This week was the most busy and the most stressful yet, but now I feel so fulfilled with all the work I have done. Much of the week was spent working on our posters. Making a scientific poster is an art, it seems. Finding the right information to space ratio and knowing how to write vital information in a succinct way is difficult, but rewarding. I learned a lot also about how to take criticism in a constructive way (thanks, Richard).
Most of my mornings were spent up early, sampling my final sites for my project. Waking up before the sun is difficult, but so very rewarding. With the help of my fellow interns, I made work fun. I couldn’t have done this project without the others who woke up early with me to help me out. I’m so glad to be in a community where we all want to see each other succeed.
On Thursday, I drove to Port Orford, about an hour drive south of Charleston to try to sample at a nice rocky outcropping in Port Orford Head’s State Park. Jacob and Nico came along for the ride. The location was absolutely gorgeous, but the tide wasn’t low enough for me to sample the algae. Instead, we took the time to walk on the beach, get coffee, climb rocks, and just enjoy nature. What could have been a disappointing morning turned out to be a fun time with friends.
Friday night was the invertebrate ball, an OIMB event with excellent invertebrate costumes. Salp squad ended up coming out on top, but seeing the creativity of others was amazing. There were some really great and really unique costumes. I am so fortunate to be in a place where dressing up with five of your friends as a salp is not only accepted, but cool as well.
Everyone has something they're passionate about: running, video games, dogs, etc. For me, I've always been passionate about learning, and not just in a going to school way. Learning, talking, thinking, sharing, reading. Here at OIMB, I am surrounded by an environment saturated with ways to learn. This summer I'm going to take my passion and apply it to the ocean.
I am entering my third year at the University of Miami (Florida), majoring in Marine Science, Biology, and Applied Math. To be very honest, going into college, I had no idea what it really meant to be a marine biologist, or really why I wanted to study marine biology other than it seemed really cool. I didn’t know what I wanted to study, or even if being a marine biologist was my end goal. I decided to volunteer in a lab specializing in biological oceanography, just because I knew the researcher, and I became hooked.
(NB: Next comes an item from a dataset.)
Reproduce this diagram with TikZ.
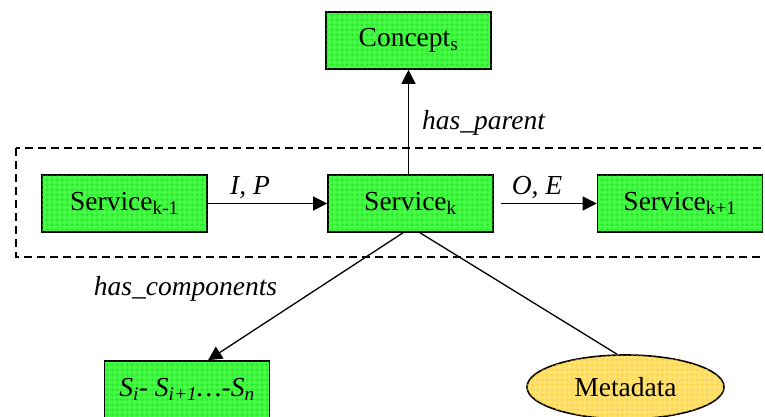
\documentclass[tikz,border=0pt]{standalone}
\usepackage{fontspec}
\setmainfont{Liberation Serif}
\usetikzlibrary{arrows.meta,shapes.geometric,patterns.meta}
\tikzdeclarepattern{name=mygrid, type=uncolored,
  bounding box={(0pt,0pt) and (5pt,5pt)}, tile size={(5pt,5pt)},
  code={\draw[line width=0.6pt] (0pt,2.5pt) -- (5pt,2.5pt) (2.5pt,0pt) -- (2.5pt,5pt);}}
\definecolor{boxgreen}{RGB}{70,252,70}
\definecolor{gridgreen}{RGB}{30,215,30}
\definecolor{ellyellow}{RGB}{255,226,115}
\definecolor{gridyellow}{RGB}{250,205,40}
\begin{document}
\begin{tikzpicture}[x=1pt,y=-1pt,
  txt/.style={font=\fontsize{27.5}{30}\selectfont},
  box/.style={txt, draw=black, line width=1.6pt, fill=boxgreen,
    postaction={pattern=mygrid, pattern color=gridgreen},
    minimum width=165pt, minimum height=57pt, inner sep=0pt},
  meta/.style={txt, ellipse, draw=black, line width=1.6pt, fill=ellyellow,
    postaction={pattern=mygrid, pattern color=gridyellow},
    minimum width=197pt, minimum height=64pt, inner sep=0pt},
  conn/.style={line width=1.3pt, -{Triangle[length=14pt,width=14pt]}},
  plain/.style={line width=1.3pt},
  lbl/.style={txt, font=\fontsize{27.5}{30}\selectfont\itshape, inner sep=0pt},
  frame/.style={line width=1.4pt, dash pattern=on 8pt off 5pt}]
\useasboundingbox (0,0) rectangle (765,417);
\draw[frame] (16,148) rectangle (780,257);
\node[box] (C) at (408.5,40.5) {Concept\textsubscript{s}};
\node[box] (S1) at (124.5,203.5) {Service\textsubscript{k-1}};
\node[box] (S2) at (410.5,203.5) {Service\textsubscript{k}};
\node[box] (S3) at (680,203.5) {Service\textsubscript{k+1}};
\node[box] (SC) at (187,389.5) {\itshape S\textsubscript{i}- S\textsubscript{i+1}…-S\textsubscript{n}};
\node[meta] (M) at (625.5,387) {Metadata};
\draw[conn] (S2.north -| C.south) -- (C.south);
\draw[conn] (S1.east) -- (S2.west);
\draw[conn, shorten <=7pt] (S2.east) -- (S3.west);
\draw[conn] ([xshift=-7.5pt]S2.south) -- ([xshift=21pt]SC.north);
\draw[plain] ([xshift=9.5pt]S2.south) -- ([xshift=-8.5pt]M.north);
\node[lbl, anchor=base west] (LP) at (422,129) {has\_parent};
\node[lbl, anchor=base] (LIP) at (250,194) {I, P};
\node[lbl, anchor=base] (LOE) at (537,194) {O, E};
\node[lbl, anchor=base] (LHC) at (185.5,295) {has\_components};
\end{tikzpicture}
\end{document}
Because of my introduction to biological oceanography in that lab, I am interested in how physical processes in the ocean work alongside biological phenomena, and the interaction between the physical and biological worlds.
This summer, I wanted to do really learn and understand what it's like the actually study marine biology in a professional setting. I began browsing through countless REU and internship programs, trying to find one that aligned with my interests. When I found the OIMB REU, I knew it was the one I wanted to do. My mentor, Alan Shanks, is someone whose work I have known about, and whose interests are quite like my own. As an added cherry-on-top bonus, the REU is in my home state! As much as I love Miami, I want to learn more about the ocean and rocky environments on the west side of the country. I hope that having an opportunity to pursue personal research, formed around my personal interests will allow me to understand the reality of being a research scientist and motivate me to continue on this path.